As you would imagine, given that this blog is called I’m Sick and So Are You, searching phrases with the word ‘sick’ in them is a common way people find me. The word ‘Florida’ has also led people here. I am from Florida, lived there for most of my life until I moved away not long after I started this blog. Obviously I am the absolute authority on all things Sunshine State. People have also found me searching the term ‘predator’ because of the piece I wrote on a sexual predator I knew, I assume. Maybe they’re looking for homicidal aliens. One never knows with the internet.
But anyhoo, we’re here for the laughter, so laugh we shall. In no particular order, here are some of the most odd, absurd, and downright ridiculous ways my blog has been discovered. All I can say is, you people might need medication.
quote “how is that supposed to make me feel better” – Can you just feel the passive aggressiveness in this search. I imagine this person made air quotes with one hand while they used the index finger on the other hand to stab the keys one by one as they silently mouthed the words over and over. I don’t know if that person felt better when they found my blog, but picturing them angrily searching those words makes me feel better.
just bcause you got a degree dont make you better meme – no it dont but it also dont mean im wurs
sick of living in florida what next – Hell, if you are already packed up and ready to move, don’t go to another state or another country even. May I suggest another planet? Preferably one that doesn’t have Donald Trump on it. Unless you’re a supporter of his. Then you can launch yourself straight into the sun.
my female friend thinks i’m predator – Then you probably are.
is my friend a predator – I guess we found the female friend. And yes, yes he is.
i moved out of the south up to new england and don’t think i can ever move back down south again – Uh, okay. That’s an oddly specific internet search. Are you looking for reassurance? I can give you that. You don’t have to move back. It’s cool with me if you stay. New England is beautiful. I support your decision. You do you, boo boo.
best way to stay warm in cold weather from florida – You realize cold weather doesn’t come from Florida, right? Hurricanes, sharks, alligators, mosquitoes, oranges, Disney World, crime, old people. Those are the things that come from Florida. But, cold weather? Nah.
im getting a sick feeling living in florida – Must be the red tide. Or the Zika virus. Maybe you ate too much key lime pie. I don’t know. Do I look like a doctor?
does living in florida make you tired – I bet you have Zika. You definitely have Zika.

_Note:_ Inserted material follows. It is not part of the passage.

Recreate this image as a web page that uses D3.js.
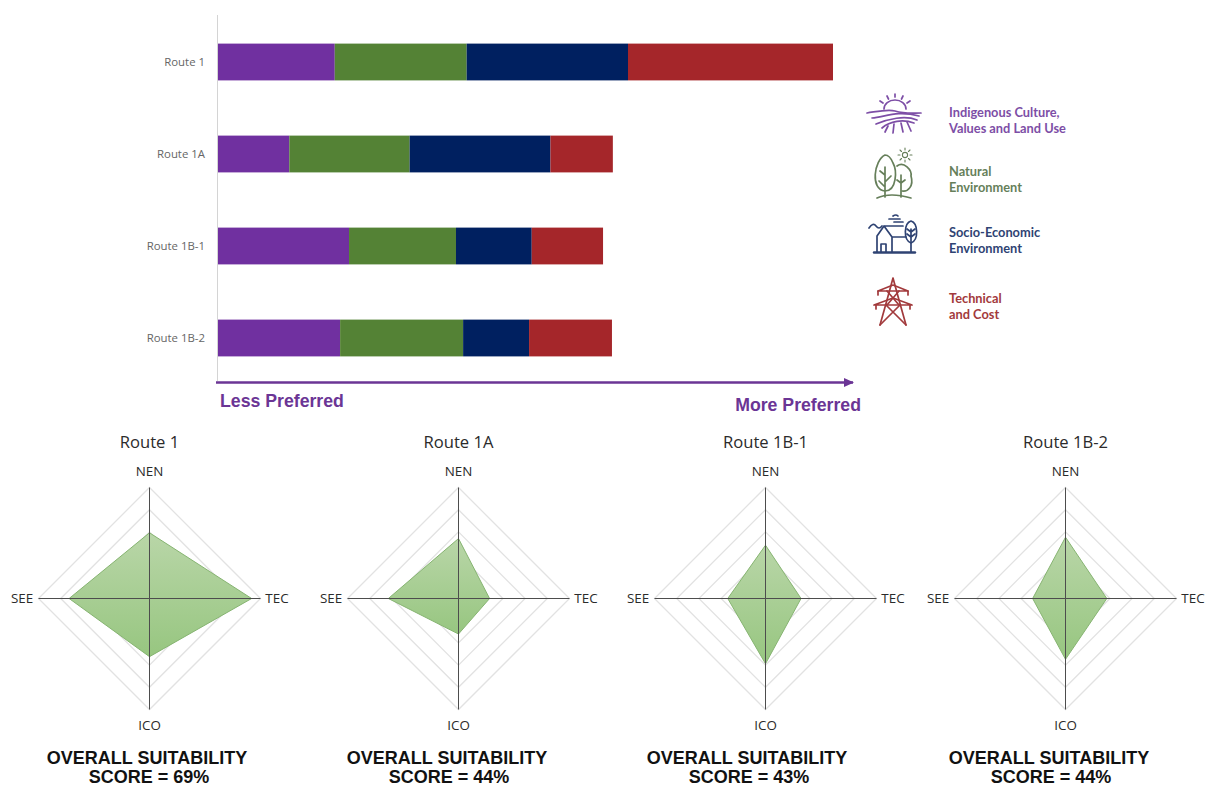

what to do when a stranger – What? When a stranger does what? Has Zika?
caps playoff schedule – The internet has betrayed you. I don’t know any damn body’s playoff schedule for any damn thing.

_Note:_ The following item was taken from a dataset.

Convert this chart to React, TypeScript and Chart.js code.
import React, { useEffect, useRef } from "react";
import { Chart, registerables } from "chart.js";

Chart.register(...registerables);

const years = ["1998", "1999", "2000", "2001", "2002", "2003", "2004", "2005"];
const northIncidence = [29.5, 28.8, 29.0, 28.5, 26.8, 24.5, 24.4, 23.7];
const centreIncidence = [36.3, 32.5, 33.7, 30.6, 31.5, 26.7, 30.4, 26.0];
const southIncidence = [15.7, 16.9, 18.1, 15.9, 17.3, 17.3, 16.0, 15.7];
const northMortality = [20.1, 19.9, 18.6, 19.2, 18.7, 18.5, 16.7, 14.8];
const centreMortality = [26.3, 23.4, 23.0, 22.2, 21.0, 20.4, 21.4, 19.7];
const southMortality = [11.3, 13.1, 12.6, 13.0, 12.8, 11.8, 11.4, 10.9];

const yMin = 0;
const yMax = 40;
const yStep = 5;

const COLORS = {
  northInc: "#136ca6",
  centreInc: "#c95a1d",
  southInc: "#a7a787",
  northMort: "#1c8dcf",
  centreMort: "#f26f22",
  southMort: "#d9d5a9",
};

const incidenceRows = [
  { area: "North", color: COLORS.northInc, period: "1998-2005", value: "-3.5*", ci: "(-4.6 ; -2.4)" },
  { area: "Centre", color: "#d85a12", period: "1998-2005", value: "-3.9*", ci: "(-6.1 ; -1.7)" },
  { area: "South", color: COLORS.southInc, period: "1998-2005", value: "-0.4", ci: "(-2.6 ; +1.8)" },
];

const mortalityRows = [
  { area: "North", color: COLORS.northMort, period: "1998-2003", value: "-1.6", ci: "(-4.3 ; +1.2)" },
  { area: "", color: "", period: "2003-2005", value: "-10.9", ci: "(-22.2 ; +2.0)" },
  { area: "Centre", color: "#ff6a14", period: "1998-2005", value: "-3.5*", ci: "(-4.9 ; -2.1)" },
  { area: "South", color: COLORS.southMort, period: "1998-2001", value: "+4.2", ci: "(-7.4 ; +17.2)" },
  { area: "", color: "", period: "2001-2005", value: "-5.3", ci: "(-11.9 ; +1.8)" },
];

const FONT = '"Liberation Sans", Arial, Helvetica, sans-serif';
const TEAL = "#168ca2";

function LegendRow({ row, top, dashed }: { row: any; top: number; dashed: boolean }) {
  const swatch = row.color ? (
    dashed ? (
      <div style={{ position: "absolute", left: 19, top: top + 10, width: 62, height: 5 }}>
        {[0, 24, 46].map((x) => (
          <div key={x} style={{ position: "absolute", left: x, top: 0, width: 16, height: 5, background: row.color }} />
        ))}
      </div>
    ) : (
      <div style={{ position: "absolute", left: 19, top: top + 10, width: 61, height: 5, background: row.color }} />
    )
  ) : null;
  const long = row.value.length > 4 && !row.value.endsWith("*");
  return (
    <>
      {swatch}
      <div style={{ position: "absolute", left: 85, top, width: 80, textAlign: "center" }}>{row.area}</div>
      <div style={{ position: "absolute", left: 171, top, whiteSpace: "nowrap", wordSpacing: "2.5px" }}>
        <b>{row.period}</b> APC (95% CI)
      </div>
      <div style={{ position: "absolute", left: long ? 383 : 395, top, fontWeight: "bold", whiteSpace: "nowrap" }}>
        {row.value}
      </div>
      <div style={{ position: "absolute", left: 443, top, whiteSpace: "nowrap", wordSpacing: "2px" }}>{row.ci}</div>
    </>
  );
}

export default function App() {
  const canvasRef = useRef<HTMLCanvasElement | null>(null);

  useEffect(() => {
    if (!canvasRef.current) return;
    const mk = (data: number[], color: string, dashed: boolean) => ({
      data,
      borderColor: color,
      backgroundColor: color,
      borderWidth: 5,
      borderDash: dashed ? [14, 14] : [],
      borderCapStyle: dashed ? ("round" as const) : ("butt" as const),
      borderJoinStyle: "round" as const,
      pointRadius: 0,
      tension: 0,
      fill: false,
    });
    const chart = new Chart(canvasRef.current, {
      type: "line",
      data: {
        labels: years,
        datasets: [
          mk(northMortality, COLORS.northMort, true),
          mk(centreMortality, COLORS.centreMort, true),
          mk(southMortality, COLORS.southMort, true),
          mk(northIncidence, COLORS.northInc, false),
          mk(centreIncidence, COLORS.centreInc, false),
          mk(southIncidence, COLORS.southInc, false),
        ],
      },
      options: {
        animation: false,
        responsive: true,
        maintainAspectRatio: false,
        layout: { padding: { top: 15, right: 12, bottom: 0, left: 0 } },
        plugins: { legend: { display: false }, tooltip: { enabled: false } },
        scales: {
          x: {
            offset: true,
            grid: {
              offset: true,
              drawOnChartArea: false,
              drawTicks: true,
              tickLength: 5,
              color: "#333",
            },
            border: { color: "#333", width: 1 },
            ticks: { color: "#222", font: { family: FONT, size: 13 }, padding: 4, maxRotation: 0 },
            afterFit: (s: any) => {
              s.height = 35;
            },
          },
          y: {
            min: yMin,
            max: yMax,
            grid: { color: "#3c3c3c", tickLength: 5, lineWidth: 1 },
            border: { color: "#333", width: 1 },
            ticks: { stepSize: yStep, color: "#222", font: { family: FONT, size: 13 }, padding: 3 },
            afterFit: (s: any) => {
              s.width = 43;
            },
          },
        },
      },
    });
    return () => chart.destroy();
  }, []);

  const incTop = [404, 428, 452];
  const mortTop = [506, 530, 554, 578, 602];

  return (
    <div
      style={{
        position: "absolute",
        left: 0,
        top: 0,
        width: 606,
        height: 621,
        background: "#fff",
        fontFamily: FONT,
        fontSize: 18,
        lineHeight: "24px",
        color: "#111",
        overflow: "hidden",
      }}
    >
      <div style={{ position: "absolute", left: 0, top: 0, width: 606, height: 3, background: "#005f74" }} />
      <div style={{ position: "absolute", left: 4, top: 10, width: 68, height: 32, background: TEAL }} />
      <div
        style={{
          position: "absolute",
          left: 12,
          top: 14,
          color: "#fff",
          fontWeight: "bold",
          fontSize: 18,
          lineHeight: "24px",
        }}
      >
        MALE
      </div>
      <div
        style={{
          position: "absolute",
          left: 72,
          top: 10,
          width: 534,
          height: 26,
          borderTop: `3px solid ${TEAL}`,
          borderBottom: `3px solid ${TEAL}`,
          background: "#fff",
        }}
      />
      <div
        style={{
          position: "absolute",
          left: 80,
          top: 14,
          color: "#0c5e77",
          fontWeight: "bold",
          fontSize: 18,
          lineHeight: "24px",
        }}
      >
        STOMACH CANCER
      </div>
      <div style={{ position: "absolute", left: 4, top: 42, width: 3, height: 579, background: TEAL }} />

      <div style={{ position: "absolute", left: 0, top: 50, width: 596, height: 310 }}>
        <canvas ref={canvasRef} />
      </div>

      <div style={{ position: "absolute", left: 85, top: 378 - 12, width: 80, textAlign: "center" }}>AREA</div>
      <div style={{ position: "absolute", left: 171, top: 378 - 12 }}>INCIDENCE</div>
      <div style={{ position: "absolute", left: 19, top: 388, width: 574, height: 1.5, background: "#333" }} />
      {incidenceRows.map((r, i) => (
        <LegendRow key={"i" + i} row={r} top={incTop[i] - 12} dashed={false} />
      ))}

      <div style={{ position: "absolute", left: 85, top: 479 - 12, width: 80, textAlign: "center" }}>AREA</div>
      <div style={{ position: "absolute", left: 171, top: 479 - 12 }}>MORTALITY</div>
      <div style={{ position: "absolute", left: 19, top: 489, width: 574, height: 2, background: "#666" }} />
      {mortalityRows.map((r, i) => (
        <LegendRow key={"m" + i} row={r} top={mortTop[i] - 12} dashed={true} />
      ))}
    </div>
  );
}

it’s christmas and i’m sick what now – What you may not realize is that you have hit the holiday lottery. You are now exempt from all family obligations because they don’t want your germ ridden, cranky ass self breathing on them. So now you get to eat an entire Mrs. Smith’s pumpkin pie straight out of the foil pan while you binge watch all of Netflix. I wish I was you.
i need more from my girlfriend since i moved – More what? More emotional support? More sex? More money? More Zika? More Mrs. Smith’s pumpkin pie? You can never have too much of that.
happy fucking birthday hats – I have a few of questions. Are these hats having tremendous sex and that’s why they’re happy? Or are they just happy hats regardless of whether they’re having sex or not? Are there sad fucking birthday hats for when the sex is terrible? How exactly would a hat fuck another hat? Oooooohhhhhh, the hats say ‘Happy Fucking Birthday’ on them. Ah, yes, that makes much more sense.
how manytimes i told you im sick – Me personally? I don’t exactly know. I don’t think that you have ever told me you’re sick, but I’m not certain because I don’t know who you are.
i’m a misery to you – Look, I’m going to be real with you. You kinda are.
But not you, you’re not a misery. You’re an absolute delight. Why, I’d even share my Mrs. Smith’s pumpkin pie with you. I promise.
Or maybe my Zika. Depends on what mood I’m in.